Insight into Electrochemical Properties and Reaction Mechanism of a Cobalt-Rich Prussian Blue Analogue Cathode in a NaSO₃CF₃ Electrolyte for Aqueous Sodium-Ion Batteries

Prussian-blue analogues attract significant interest as cathode materials for rechargeable aqueous sodium-ion batteries (SIBs) owing to their open-framework structure and good cycling stability in aqueous electrolytes, but they usually suffer from low practical specific capacities (∼70 mA h g^–1). Herein, the electrochemical properties of the nanostructured Na₂Co_0.8Ni_0.2[Fe­(CN)₆] compound in a high-concentration NaSO₃CF₃ electrolyte are systematically investigated by the cyclic voltammetry and galvanostatic technique. It is found that the material delivers a high reversible capacity of 116.4 mA h g^–1 at the current of 50 mA g^–1 and a working potential of 0.67 V (vs Ag/AgCl) on average, achieving a high theoretical specific energy of 171 W h kg^–1 in aqueous SIBs with a NaTi₂(PO₄)₃ anode.

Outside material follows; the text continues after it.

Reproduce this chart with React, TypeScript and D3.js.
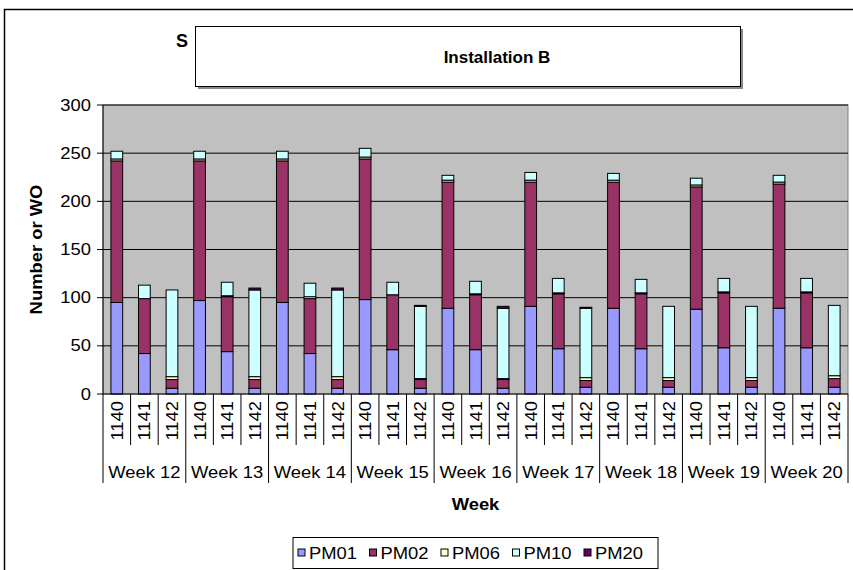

In particular, it exhibits good cycling performance with a capacity retention of 88% after continuously charging/discharging for 100 cycles at the current of 100 mA g^–1. Furthermore, the reaction mechanism is understood by combining ex situ X-ray diffraction, FTIR spectroscopy, and Raman spectroscopy. Experimental results reveal that the material undergoes an initial structural transformation from the rhombohedral phase to the cubic phase, and a subsequent solid-solution mechanism in a wide potential range, through reversible chemistry of Co³⁺/Co²⁺ and Fe³⁺/Fe²⁺ redox couples. The findings of this work open up more opportunities for designing high-energy aqueous SIBs.